This project demonstrates the Central Limit Theorem. Specifically, it confirms that the distribution of sample means for sufficiently large sample sizes is approximately Normal and can be used to approximate the unknown population mean and the standard deviation.
My blog on this project can be accessed at [TO BE POSTED]
Suppose there is a random variable X with some data distribution and M_x is the mean of X and S_x is the standard deviation of X. If random samples of size n are drawn repeatedly from this distribution, then the distribution of these sample means will always be a Normal Distribution regardless of the distribution of random variable X. This simulation uses a data distribution that is skewed to the right. Using a distribution that is skewed to the left would yield similar results and confirmation of the Central Limit Theorem. Furthermore, the mean of the sample means will approximate M_x and the product of the standard deviation of sample means and square root of sample size n will approximate S_x.
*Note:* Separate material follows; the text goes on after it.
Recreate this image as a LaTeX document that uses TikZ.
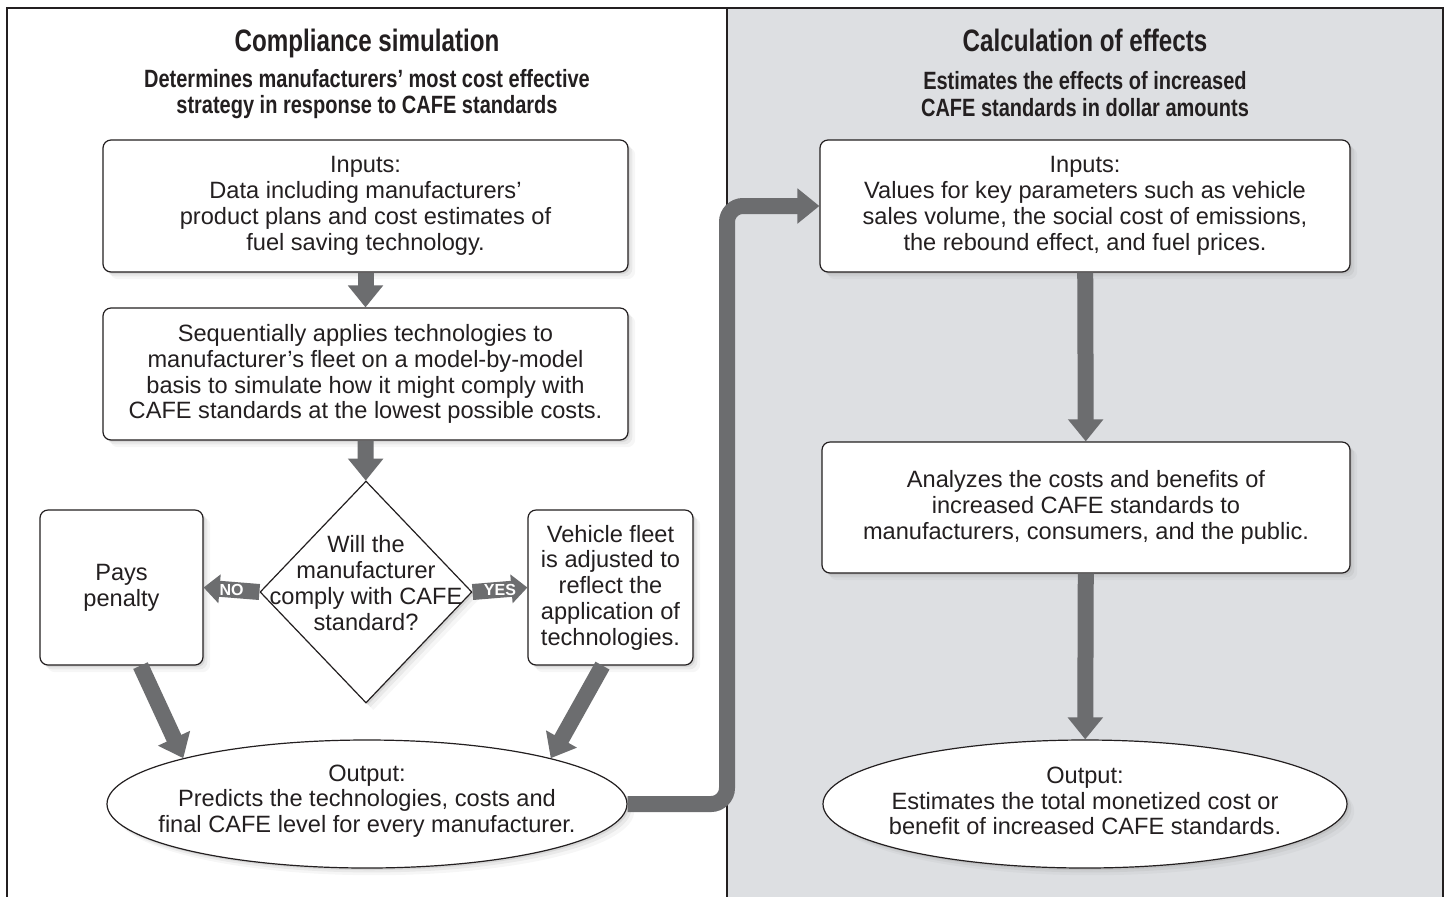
\documentclass[tikz,border=0pt]{standalone}
\usepackage{fontspec}
\setmainfont{Liberation Sans}
\newfontfamily\headfont[FakeStretch=0.8]{Liberation Sans}
\newfontfamily\titlefont[FakeStretch=0.78]{Liberation Sans}
\usetikzlibrary{arrows.meta,shapes.geometric,shadows}

\definecolor{panelgray}{RGB}{221,223,226}
\definecolor{arrowgray}{RGB}{108,109,111}
\definecolor{inkgray}{RGB}{35,31,32}
\newcommand{\bodysize}{\fontsize{11.8}{12.9}\selectfont}

\tikzset{
  softshadow/.style={drop shadow={shadow xshift=1pt,shadow yshift=-1pt,opacity=.16},
    drop shadow={shadow xshift=2.2pt,shadow yshift=-2.2pt,opacity=.11},
    drop shadow={shadow xshift=3.6pt,shadow yshift=-3.6pt,opacity=.07}},
  stepbox/.style={draw=inkgray, line width=.6pt, fill=white, rounded corners=4pt,
    align=center, font=\bodysize, text=inkgray, inner sep=0pt, softshadow},
  decision/.style={diamond, draw=inkgray, line width=.6pt, fill=white, inner sep=0pt,
    minimum width=106pt, minimum height=111pt, softshadow},
  outcome/.style={ellipse, draw=inkgray, line width=.6pt, fill=white, inner sep=0pt,
    minimum height=64pt, softshadow},
  textonly/.style={align=center, font=\bodysize, text=inkgray, inner sep=0pt},
  bigarrow/.style={draw=arrowgray, line width=8pt, -{Triangle[width=17pt,length=11pt]}},
  tagarrow/.style={draw=arrowgray, line width=8pt, -{Triangle[width=14pt,length=8pt]}},
  tag/.style={text=white, font=\fontsize{8}{9}\selectfont\bfseries, inner sep=0pt},
  paneltitle/.style={anchor=base, text=inkgray, font=\titlefont\bfseries\fontsize{15.5}{17}\selectfont},
  panelsub/.style={align=center, text=inkgray, inner sep=0pt, font=\headfont\bfseries\fontsize{12.5}{13.2}\selectfont}
}

\begin{document}
\begin{tikzpicture}[x=0.5pt, y=-0.5pt]
\useasboundingbox (0,0) rectangle (1447,896);
\fill[white] (0,0) rectangle (1447,896);

% panels
\fill[panelgray] (727,8) rectangle (1443,900);
\draw[inkgray, line width=1pt] (7,900) -- (7,8) -- (1443,8) -- (1443,900);
\draw[inkgray, line width=.7pt] (727,8) -- (727,900);

% left panel: compliance simulation
\node[paneltitle] (lefttitle) at (367,51) {Compliance simulation};
\node[panelsub] (leftsub) at (367,94) {Determines manufacturers’ most cost effective\\strategy in response to CAFE standards};

\node[stepbox, minimum width=262.5pt, minimum height=66pt] (in1) at (365.5,206)
  {Inputs:\\Data including manufacturers’\\product plans and cost estimates of\\fuel saving technology.};
\node[stepbox, minimum width=262.5pt, minimum height=66pt] (seq) at (365.5,374)
  {Sequentially applies technologies to\\manufacturer’s fleet on a model-by-model\\basis to simulate how it might comply with\\CAFE standards at the lowest possible costs.};

\node[decision] (q) at (366,592) {};
\node[textonly] (qtext) at (366,583) {Will the\\manufacturer\\comply with CAFE\\standard?};

\node[stepbox, minimum width=81.5pt, minimum height=77.5pt] (pay) at (121.5,587.5) {Pays\\penalty};
\node[stepbox, minimum width=82.5pt, minimum height=77.5pt] (veh) at (610.5,587.5)
  {Vehicle fleet\\is adjusted to\\reflect the\\application of\\technologies.};

\node[outcome, minimum width=260pt] (out1) at (367,804) {};
\node[textonly] (out1text) at (367,801) {Output:\\Predicts the technologies, costs and\\final CAFE level for every manufacturer.};

% right panel: calculation of effects
\node[paneltitle] (righttitle) at (1085,51) {Calculation of effects};
\node[panelsub] (rightsub) at (1085,94) {Estimates the effects of increased\\CAFE standards in dollar amounts};

\node[stepbox, minimum width=265pt, minimum height=66pt] (in2) at (1085,206)
  {Inputs:\\Values for key parameters such as vehicle\\sales volume, the social cost of emissions,\\the rebound effect, and fuel prices.};
\node[stepbox, minimum width=264pt, minimum height=65.5pt] (eff) at (1086,507.5)
  {Analyzes the costs and benefits of\\increased CAFE standards to\\manufacturers, consumers, and the public.};

\node[outcome, minimum width=262pt] (out2) at (1085,804) {};
\node[textonly] (out2text) at (1085,801) {Output:\\Estimates the total monetized cost or\\benefit of increased CAFE standards.};

% arrows
\draw[bigarrow] (in1) -- (seq);
\draw[bigarrow] (seq) -- (q);
\draw[tagarrow] (q.west) -- (pay.east) node[tag, midway] (no) {NO};
\draw[tagarrow] (q.east) -- (veh.west) node[tag, midway] (yes) {YES};
\draw[bigarrow] ([xshift=9.5pt]pay.south) -- (out1.166);
\draw[bigarrow] ([xshift=-4pt]veh.south) -- (out1.14);

\draw[bigarrow] (in2) -- (eff);
\draw[bigarrow] (eff) -- (out2);

\coordinate (divtop) at (727,8);
\draw[bigarrow, rounded corners=8pt] (out1.east) -| (divtop |- in2.west) -- (in2.west);
\end{tikzpicture}
\end{document}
In this simulation, a data set of size 10,000 is generated using Beta distribution that has shape parameters of alpha=2 and beta=7. These parameter values create a data distribution that is skewed to the right. This data set is treated as the population data set. The simulation starts by obtaining 500 random samples of size 200 each from this distribution. For each sample, the sample mean is computed and saved into an R dataframe. The distribution of sample means is then visualized and verified to be approximately a Normal Distribution.
The mean of 500 sample means is computed and verified to be a close approximation to the original population mean. The product of the standard deviation of sample means and square root of 200 is verified to be a close approximation to the population standard deviation.